Ответно на роман Рейхмана я дал ему свою философскую рукопись «Логика. Критика человеческого опыта». Рейхман высказывал мне немало похвал и критических замечаний – и то и другое было ценно, он понимал философию и умел философски мыслить. А после войны, уже, как я, вольный, он как-то, опьянев от шампанского, пригласил Клаву Иваницкую, с которой я сошелся и уже собирался расходиться, на вечере в ДИТРе танцевать – танцевал он великолепно. И стремительно объяснился ей в любви, заверив, что в наше время очень редко встречается такое интеллигентно-красивое лицо, как у нее, она напомнила ему, молодая, старых – в их молодости, конечно – благородных дам. К сожалению, Клава была не из тех, кто легко поддается, не то Евгению Сигизмундовичу пришлось бы убедиться, что внешность и суть не всегда корреспондируют одна другой. Впрочем, я такого разочарования ему не желал.

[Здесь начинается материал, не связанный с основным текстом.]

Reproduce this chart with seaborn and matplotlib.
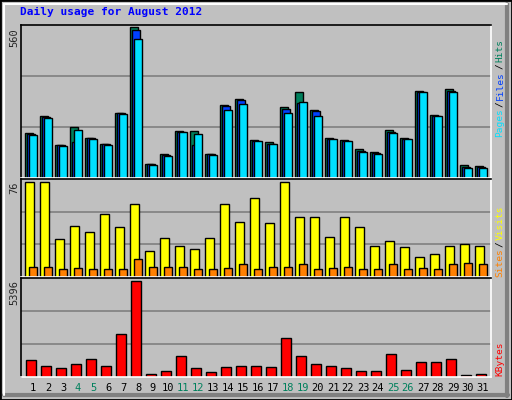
import numpy as np
import pandas as pd
import matplotlib
matplotlib.use('Agg')
import matplotlib.pyplot as plt
import seaborn as sns

sns.set_style('white')
plt.rcParams['font.family'] = ['DejaVu Sans Mono']

days = list(range(1, 32))
weekend = [4, 5, 11, 12, 18, 19, 25, 26]

hits = [168, 231, 123, 190, 149, 127, 243, 560, 53, 91, 174, 174, 91, 272, 295,
        140, 132, 265, 321, 253, 147, 140, 106, 98, 178, 147, 325, 234, 329, 49, 45]
files = [164, 228, 121, 134, 148, 125, 241, 551, 51, 86, 172, 121, 89, 268, 291,
         138, 128, 257, 280, 249, 146, 138, 101, 94, 170, 146, 321, 232, 322, 42, 41]
pages = [160, 224, 119, 179, 146, 123, 239, 517, 49, 83, 170, 162, 87, 253, 276,
         136, 125, 242, 284, 231, 144, 136, 98, 91, 166, 144, 318, 231, 318, 38, 38]
visits = [76, 76, 30, 41, 36, 50, 40, 58, 21, 31, 25, 22, 31, 58, 44,
          63, 43, 76, 48, 48, 32, 48, 40, 25, 29, 24, 16, 18, 25, 26, 25]
sites = [8, 8, 6, 7, 6, 6, 6, 14, 8, 8, 8, 6, 6, 7, 10,
         6, 8, 8, 10, 6, 7, 8, 6, 6, 10, 6, 7, 6, 10, 11, 10]
kbytes = [965, 610, 492, 729, 1024, 610, 2442, 5396, 197, 315, 1201, 492, 256, 551, 610,
          610, 551, 2206, 1201, 729, 610, 492, 315, 315, 1319, 374, 847, 847, 1024, 138, 197]

BG = '#C0C0C0'
C_HITS, C_FILES, C_PAGES = '#00805C', '#0040FF', '#00E0FF'
C_VISITS, C_SITES, C_KB = '#FFFF00', '#FF8000', '#FF0000'

W, H = 512, 400
fig = plt.figure(figsize=(W / 100, H / 100), dpi=100, facecolor=BG)


def px_axes(x0, y0, x1, y1):
    return fig.add_axes([x0 / W, 1 - y1 / H, (x1 - x0) / W, (y1 - y0) / H])


x = np.array(days, dtype=float)
ax1 = px_axes(21, 25, 491, 178)
ax2 = px_axes(21, 179, 491, 277)
ax3 = px_axes(21, 278, 491, 377)

bw = 0.53
for vals, off, col in [(hits, -0.4, C_HITS), (files, -0.27, C_FILES), (pages, -0.13, C_PAGES)]:
    ax1.bar(x + off, vals, width=bw, align='edge', color=col, edgecolor='black', linewidth=1)
ax1.set_ylim(0, 560 * 1.015)

ax2.bar(x - 0.4, visits, width=0.57, align='edge', color=C_VISITS, edgecolor='black', linewidth=1)
ax2.bar(x - 0.13, sites, width=0.5, align='edge', color=C_SITES, edgecolor='black', linewidth=1)
ax2.set_ylim(0, 76 * 1.03)

df = pd.DataFrame({'day': x, 'kbytes': kbytes})
sns.barplot(data=df, x='day', y='kbytes', native_scale=True, width=0.7,
            color=C_KB, saturation=1, edgecolor='black', linewidth=1, ax=ax3)
ax3.set_ylim(0, 5396 * 1.035)

for ax in (ax1, ax2, ax3):
    ax.set_facecolor(BG)
    ax.set_xlim(1 - 0.667, 31 + 0.667)
    top = ax.get_ylim()[1]
    for g in (top / 3, 2 * top / 3):
        ax.axhline(g, color='#808080', linewidth=1.2, zorder=0)
    ax.set_xticks([])
    ax.set_yticks([])
    ax.set_xlabel('')
    ax.set_ylabel('')
    for s in ax.spines.values():
        s.set_color('black')
        s.set_linewidth(1.2)
        s.set_visible(True)
    ax.spines['right'].set_color('white')
    ax.spines['bottom'].set_color('white')

for d in days:
    xf = (31 + 15 * (d - 1) + 2) / W
    fig.text(xf, 1 - 388 / H, str(d), ha='center', va='center', fontsize=7.5,
             color=C_HITS if d in weekend else 'black')

fig.text(20 / W, 1 - 12 / H, 'Daily usage for August 2012', color='#0000FF',
         fontsize=8, fontweight='bold', ha='left', va='center')

for label, ytop in [('560', 28), ('76', 181), ('5396', 280)]:
    fig.text(14 / W, 1 - ytop / H, label, rotation=90, ha='center', va='top', fontsize=7.5)

renderer = fig.canvas.get_renderer()


def right_label(parts, ybottom):
    y = ybottom
    for txt, col in parts:
        t = fig.text(500 / W, 1 - y / H, txt, rotation=90, ha='center', va='bottom',
                     fontsize=6.8, color=col)
        y -= t.get_window_extent(renderer).height + 1.5


right_label([('Pages', C_PAGES), ('/', 'black'), ('Files', C_FILES), ('/', 'black'), ('Hits', C_HITS)], 137)
right_label([('Sites', C_SITES), ('/', 'black'), ('Visits', C_VISITS)], 277)
right_label([('KBytes', C_KB)], 376)

# outer border with bevel
fig.add_artist(plt.Rectangle((0, 0), 1, 1, transform=fig.transFigure, fill=False,
                             edgecolor='black', linewidth=2))
fig.add_artist(plt.Line2D([1 - 5 / W, 1 - 5 / W], [4 / H, 1 - 4 / H], transform=fig.transFigure,
                          color='#808080', linewidth=3))
fig.add_artist(plt.Line2D([4 / W, 1 - 4 / W], [5 / H, 5 / H], transform=fig.transFigure,
                          color='#808080', linewidth=3))
fig.add_artist(plt.Line2D([4 / W, 4 / W], [5 / H, 1 - 4 / H], transform=fig.transFigure,
                          color='white', linewidth=1.5))
fig.add_artist(plt.Line2D([4 / W, 1 - 5 / W], [1 - 4 / H, 1 - 4 / H], transform=fig.transFigure,
                          color='white', linewidth=1.5))

fig.savefig('out.png', dpi=100, facecolor=BG)
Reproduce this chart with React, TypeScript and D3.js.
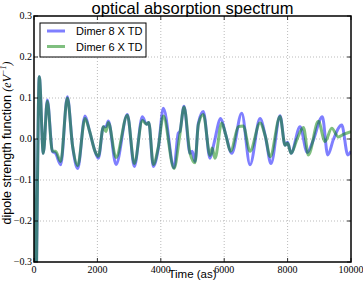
import React, { useRef, useEffect } from 'react';
import * as d3 from 'd3';

// Dimer 8 X TD (blue)
const dimer8Times = [0, 40, 167, 294, 420, 580, 680, 842, 1052, 1220, 1378, 1610, 1750, 1925, 2030, 2190, 2270, 2345, 2587, 2944, 3165, 3417, 3550, 3620, 3764, 3920, 4080, 4417, 4550, 4600, 4733, 4922, 4990, 5080, 5184, 5341, 5553, 5680, 5890, 6050, 6237, 6553, 6815, 7130, 7300, 7477, 7761, 7920, 8000, 8108, 8392, 8620, 8800, 9097, 9266, 9450, 9708, 9900, 10000];
const dimer8Values = [0, -0.45, 0.152, -0.035, 0.095, -0.03, -0.035, -0.063, 0.103, -0.019, -0.072, 0.056, 0.02, -0.03, -0.047, 0.03, 0.03, 0.044, -0.062, 0.06, -0.067, 0.054, 0.036, 0.04, -0.067, -0.023, 0.075, -0.07, 0.014, 0.018, 0.08, -0.035, -0.03, -0.055, 0.038, 0.067, -0.047, -0.01, 0.05, 0.01, -0.035, 0.063, -0.063, 0.05, 0.006, -0.06, 0.057, -0.015, -0.008, -0.035, 0.03, -0.033, -0.005, 0.054, -0.039, 0.0, 0.034, -0.039, -0.03];

// Dimer 6 X TD (green)
const dimer6Times = [0, 40, 167, 294, 420, 580, 680, 842, 1052, 1220, 1378, 1610, 1750, 1925, 2030, 2190, 2270, 2345, 2587, 2944, 3165, 3417, 3550, 3620, 3764, 3920, 4080, 4417, 4600, 4733, 4922, 5080, 5184, 5341, 5553, 5620, 5710, 5921, 6050, 6200, 6450, 6600, 6815, 7130, 7300, 7450, 7761, 7920, 8000, 8108, 8300, 8500, 8655, 8970, 9180, 9392, 9600, 9760, 10000];
const dimer6Values = [0, -0.45, 0.152, -0.035, 0.092, -0.03, -0.03, -0.055, 0.1, -0.019, -0.065, 0.05, 0.02, -0.03, -0.042, 0.03, 0.018, 0.04, -0.045, 0.058, -0.06, 0.045, 0.036, 0.04, -0.062, -0.02, 0.056, -0.072, 0.01, 0.078, -0.035, -0.058, 0.035, 0.06, -0.04, -0.022, -0.047, 0.039, 0.01, -0.03, 0.03, 0.032, -0.03, 0.039, 0.006, -0.043, 0.055, -0.015, -0.01, -0.035, 0.0, 0.028, -0.039, 0.043, -0.006, 0.026, 0.005, 0.011, 0.018];

const yTicks = [-0.3, -0.2, -0.1, 0.0, 0.1, 0.2, 0.3];
const xTicks = [0, 2000, 4000, 6000, 8000, 10000];

const App = () => {
  const chartRef = useRef(null);

  useEffect(() => {
    const svg = d3.select(chartRef.current);
    svg.selectAll("*").remove();

    const margin = { top: 16, right: 12, bottom: 21, left: 34 };
    const width = 363;
    const height = 283;

    const x = d3.scaleLinear().domain([0, 10000]).range([margin.left, width - margin.right]);
    const y = d3.scaleLinear().domain([-0.3, 0.3]).range([height - margin.bottom, margin.top]);

    svg.append("rect").attr("width", width).attr("height", height).attr("fill", "#fff");

    // grid
    svg.append("g").selectAll("line").data(xTicks.slice(1, -1)).join("line")
      .attr("x1", d => x(d)).attr("x2", d => x(d))
      .attr("y1", y(0.3)).attr("y2", y(-0.3))
      .attr("stroke", "#aaa").attr("stroke-width", 0.8).attr("stroke-dasharray", "1,2");
    svg.append("g").selectAll("line").data(yTicks.slice(1, -1)).join("line")
      .attr("y1", d => y(d)).attr("y2", d => y(d))
      .attr("x1", x(0)).attr("x2", x(10000))
      .attr("stroke", "#aaa").attr("stroke-width", 0.8).attr("stroke-dasharray", "1,2");

    svg.append("clipPath").attr("id", "plotclip").append("rect")
      .attr("x", x(0)).attr("y", y(0.3))
      .attr("width", x(10000) - x(0)).attr("height", y(-0.3) - y(0.3));

    const series = [
      { type: "Dimer 8 X TD", times: dimer8Times, values: dimer8Values, color: "#0000ff" },
      { type: "Dimer 6 X TD", times: dimer6Times, values: dimer6Values, color: "#008000" },
    ];

    const line = d3.line()
      .x(d => x(d[0]))
      .y(d => y(d[1]))
      .curve(d3.curveMonotoneX);

    series.forEach(s => {
      svg.append("path")
        .datum(s.times.map((t, i) => [t, s.values[i]]))
        .attr("clip-path", "url(#plotclip)")
        .attr("fill", "none")
        .attr("stroke", s.color)
        .attr("stroke-opacity", 0.5)
        .attr("stroke-width", 3)
        .attr("stroke-linejoin", "round")
        .attr("d", line);
    });

    // frame
    svg.append("rect")
      .attr("x", x(0)).attr("y", y(0.3))
      .attr("width", x(10000) - x(0)).attr("height", y(-0.3) - y(0.3))
      .attr("fill", "none").attr("stroke", "#000").attr("stroke-width", 1.5);

    // ticks (inward)
    const tk = svg.append("g").attr("stroke", "#000").attr("stroke-width", 0.8);
    xTicks.forEach(d => {
      tk.append("line").attr("x1", x(d)).attr("x2", x(d)).attr("y1", y(-0.3)).attr("y2", y(-0.3) - 4);
      tk.append("line").attr("x1", x(d)).attr("x2", x(d)).attr("y1", y(0.3)).attr("y2", y(0.3) + 4);
    });
    yTicks.forEach(d => {
      tk.append("line").attr("x1", x(0)).attr("x2", x(0) + 4).attr("y1", y(d)).attr("y2", y(d));
      tk.append("line").attr("x1", x(10000)).attr("x2", x(10000) - 4).attr("y1", y(d)).attr("y2", y(d));
    });

    // tick labels
    const fmt = d3.format(".1f");
    svg.append("g").selectAll("text").data(yTicks).join("text")
      .attr("x", x(0) - 2).attr("y", d => y(d) + 3)
      .attr("text-anchor", "end")
      .style("font-family", "'Liberation Serif', serif").style("font-size", "10px")
      .text(d => fmt(d).replace("-", "\u2212"));
    svg.append("g").selectAll("text").data(xTicks).join("text")
      .attr("x", d => x(d)).attr("y", y(-0.3) + 11)
      .attr("text-anchor", "middle")
      .style("font-family", "'Liberation Serif', serif").style("font-size", "10px")
      .text(d => String(d));

    // title
    svg.append("text")
      .attr("x", (x(0) + x(10000)) / 2).attr("y", 14)
      .attr("text-anchor", "middle")
      .style("font-family", "'Liberation Sans', Arial, sans-serif")
      .style("font-size", "16.5px")
      .text("optical absorption spectrum");

    // axis labels
    svg.append("text")
      .attr("x", (x(0) + x(10000)) / 2).attr("y", 278)
      .attr("text-anchor", "middle")
      .style("font-family", "'Liberation Sans', Arial, sans-serif")
      .style("font-size", "11.5px")
      .text("Time (as)");

    const yl = svg.append("text")
      .attr("transform", `translate(11,143) rotate(-90)`)
      .attr("text-anchor", "middle")
      .style("font-family", "'Liberation Sans', Arial, sans-serif")
      .style("font-size", "12.5px");
    yl.append("tspan").text("dipole strength function ");
    yl.append("tspan").style("font-family", "'Liberation Serif', serif").style("font-style", "italic").style("font-size", "12px").text("(eV");
    yl.append("tspan").style("font-family", "'Liberation Serif', serif").style("font-style", "italic").style("font-size", "8px").attr("dy", -5).text("\u22121");
    yl.append("tspan").style("font-family", "'Liberation Serif', serif").style("font-style", "italic").style("font-size", "12px").attr("dy", 5).text(")");

    // legend
    const legend = svg.append("g").attr("class", "legend").attr("transform", "translate(40,23)");
    legend.append("rect").attr("width", 106).attr("height", 34)
      .attr("fill", "#fff").attr("stroke", "#000").attr("stroke-width", 1);
    series.forEach((s, i) => {
      const item = legend.append("g").attr("transform", `translate(0,${8 + i * 15.5})`);
      item.append("line").attr("x1", 7).attr("x2", 25).attr("y1", 0).attr("y2", 0)
        .attr("stroke", s.color).attr("stroke-opacity", 0.5).attr("stroke-width", 3);
      item.append("text").attr("x", 36).attr("y", 4)
        .style("font-family", "'Liberation Sans', Arial, sans-serif")
        .style("font-size", "11px")
        .text(s.type);
    });
  }, []);

  return <svg ref={chartRef} width="363" height="283" style={{ position: 'absolute', left: 0, top: 0 }}></svg>;
};

export default App;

Итак, состоялся конкурс, расшифровали девизы, объявили оценки. Самая высокая досталась мне – сколько помню – 8,7, Лев получил 8,2, остальные были гораздо ниже. Помню, я был немного обескуражен – я ставил себя высоко, но Льва – выше. Он же вечером ворвался ко мне в барак разъяренный. Я еще не знал тогда, что он органически не выносит, когда кто-то в чем-то, для него важном, опережает его. Он смертно обиделся на меня. Он твердил, что я поступил непорядочно. Он, это всем известно, поэт, его будущая жизнь вне литературы немыслима – он намерен стать на воле писателем и станет им наперекор всему. А я – и это тоже всем известно – физик и философ, моя будущая жизнь – наука, он нисколько не удивится, если увидит меня в академической ермолке, но писателем мне не быть, дальше дилетантства в литературе я не пойду. И вот, чтобы намеренно подставить ему ножку, я старательно подобрал лучшие мои стишата, в то время как он, уверенный в себе, не затруднялся особым подбором вещей. Для меня первая оценка в поэзии – пустяк, она не выражает моих жизненных усилий и стремлений, она в силу этого глубоко незаслуженна. А для него вторая оценка – оскорбление и позор, я коварно замахнулся на самое святое в его душе, простить это нельзя. В общем, от друга он не ожидал таких сознательно злонамеренных действий.